§ **DATA FOR THIS TASK**:
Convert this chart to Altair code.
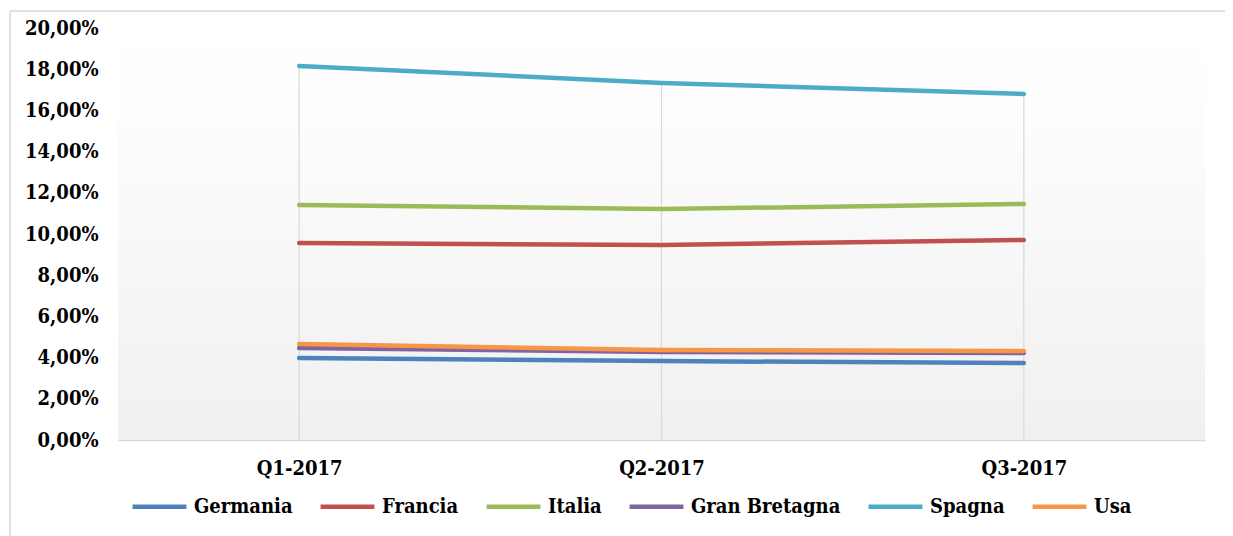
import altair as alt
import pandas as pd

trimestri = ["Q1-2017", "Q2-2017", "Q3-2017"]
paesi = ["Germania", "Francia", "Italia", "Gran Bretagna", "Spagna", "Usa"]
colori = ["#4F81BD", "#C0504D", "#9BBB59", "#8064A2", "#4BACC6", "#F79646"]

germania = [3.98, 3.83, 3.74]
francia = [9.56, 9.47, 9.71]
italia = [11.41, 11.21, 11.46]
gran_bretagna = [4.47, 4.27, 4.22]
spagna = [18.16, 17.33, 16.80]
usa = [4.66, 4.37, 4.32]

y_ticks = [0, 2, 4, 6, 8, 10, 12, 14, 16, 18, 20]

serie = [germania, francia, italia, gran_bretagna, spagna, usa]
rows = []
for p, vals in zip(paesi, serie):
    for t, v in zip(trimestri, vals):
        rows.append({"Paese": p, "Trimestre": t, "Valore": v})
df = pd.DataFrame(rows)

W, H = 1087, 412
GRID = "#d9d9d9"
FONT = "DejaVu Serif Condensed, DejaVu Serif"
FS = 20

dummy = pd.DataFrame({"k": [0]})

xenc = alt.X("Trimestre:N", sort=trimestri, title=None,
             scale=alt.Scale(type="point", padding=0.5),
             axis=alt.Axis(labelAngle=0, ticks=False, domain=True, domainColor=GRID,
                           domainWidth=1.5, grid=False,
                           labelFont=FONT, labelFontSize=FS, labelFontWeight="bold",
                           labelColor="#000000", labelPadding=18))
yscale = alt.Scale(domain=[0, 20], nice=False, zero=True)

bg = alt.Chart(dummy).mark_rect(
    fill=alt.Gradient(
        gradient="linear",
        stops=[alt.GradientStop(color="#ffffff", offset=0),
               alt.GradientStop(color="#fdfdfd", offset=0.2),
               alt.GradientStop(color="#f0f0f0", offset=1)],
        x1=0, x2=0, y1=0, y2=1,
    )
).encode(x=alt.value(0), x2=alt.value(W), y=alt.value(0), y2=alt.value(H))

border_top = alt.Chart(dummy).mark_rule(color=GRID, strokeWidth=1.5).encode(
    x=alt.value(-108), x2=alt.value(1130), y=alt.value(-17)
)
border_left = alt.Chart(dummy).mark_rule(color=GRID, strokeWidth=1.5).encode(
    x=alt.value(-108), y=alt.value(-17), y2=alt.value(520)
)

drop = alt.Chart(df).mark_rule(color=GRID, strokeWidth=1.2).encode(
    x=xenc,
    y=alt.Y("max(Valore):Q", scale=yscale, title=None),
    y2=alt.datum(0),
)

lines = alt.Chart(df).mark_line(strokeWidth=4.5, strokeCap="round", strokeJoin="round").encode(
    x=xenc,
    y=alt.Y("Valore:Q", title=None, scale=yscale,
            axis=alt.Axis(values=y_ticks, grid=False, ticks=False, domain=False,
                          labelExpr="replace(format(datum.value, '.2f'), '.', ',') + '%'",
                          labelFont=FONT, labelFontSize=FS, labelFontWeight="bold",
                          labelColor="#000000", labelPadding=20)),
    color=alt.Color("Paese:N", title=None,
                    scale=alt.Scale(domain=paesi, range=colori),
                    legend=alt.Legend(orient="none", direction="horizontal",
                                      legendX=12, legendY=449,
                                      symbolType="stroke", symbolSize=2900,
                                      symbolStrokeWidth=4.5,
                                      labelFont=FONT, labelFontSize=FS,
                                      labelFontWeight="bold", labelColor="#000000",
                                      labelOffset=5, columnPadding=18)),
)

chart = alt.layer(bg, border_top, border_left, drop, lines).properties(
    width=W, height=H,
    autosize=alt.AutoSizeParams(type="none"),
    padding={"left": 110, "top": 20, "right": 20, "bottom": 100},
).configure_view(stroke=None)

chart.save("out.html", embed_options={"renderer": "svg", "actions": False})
==
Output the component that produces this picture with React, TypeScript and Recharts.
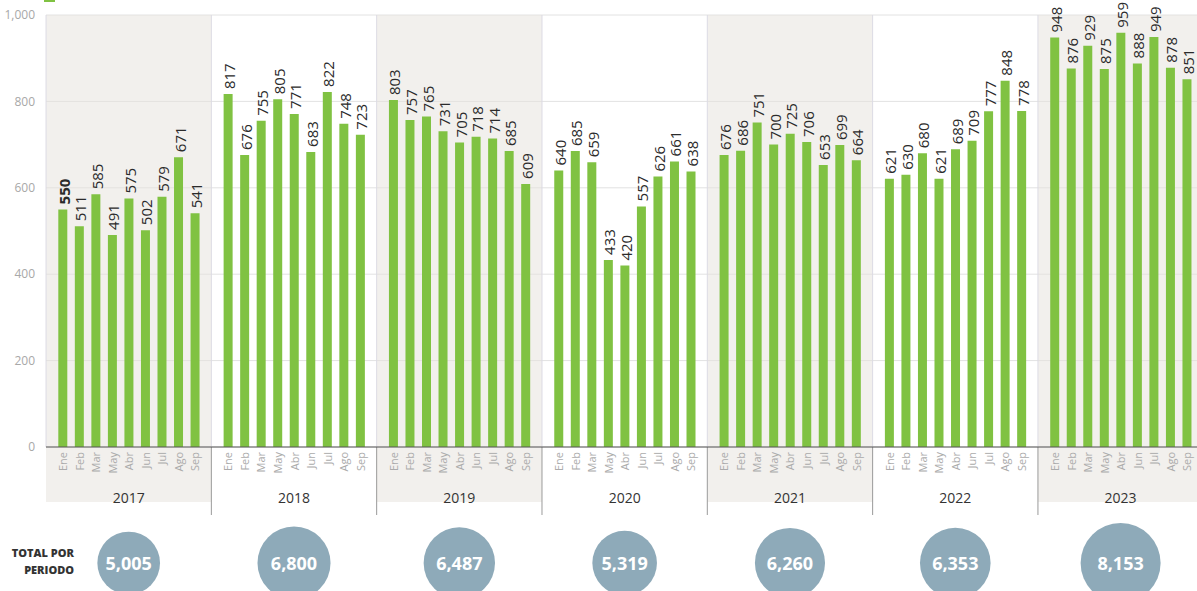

§ **EXERCISE DESCRIPTION**:
Skip every picture. Repeat the lines from the one with "Convert this chart to Altair code." through the one with "yscale = alt.Scale(domain=[0, 20], nice=False, zero=True)", both ends included.

§ **SOLUTION FOR THIS PROBLEM**:
Convert this chart to Altair code.
import altair as alt
import pandas as pd

trimestri = ["Q1-2017", "Q2-2017", "Q3-2017"]
paesi = ["Germania", "Francia", "Italia", "Gran Bretagna", "Spagna", "Usa"]
colori = ["#4F81BD", "#C0504D", "#9BBB59", "#8064A2", "#4BACC6", "#F79646"]

germania = [3.98, 3.83, 3.74]
francia = [9.56, 9.47, 9.71]
italia = [11.41, 11.21, 11.46]
gran_bretagna = [4.47, 4.27, 4.22]
spagna = [18.16, 17.33, 16.80]
usa = [4.66, 4.37, 4.32]

y_ticks = [0, 2, 4, 6, 8, 10, 12, 14, 16, 18, 20]

serie = [germania, francia, italia, gran_bretagna, spagna, usa]
rows = []
for p, vals in zip(paesi, serie):
    for t, v in zip(trimestri, vals):
        rows.append({"Paese": p, "Trimestre": t, "Valore": v})
df = pd.DataFrame(rows)

W, H = 1087, 412
GRID = "#d9d9d9"
FONT = "DejaVu Serif Condensed, DejaVu Serif"
FS = 20

dummy = pd.DataFrame({"k": [0]})

xenc = alt.X("Trimestre:N", sort=trimestri, title=None,
             scale=alt.Scale(type="point", padding=0.5),
             axis=alt.Axis(labelAngle=0, ticks=False, domain=True, domainColor=GRID,
                           domainWidth=1.5, grid=False,
                           labelFont=FONT, labelFontSize=FS, labelFontWeight="bold",
                           labelColor="#000000", labelPadding=18))
yscale = alt.Scale(domain=[0, 20], nice=False, zero=True)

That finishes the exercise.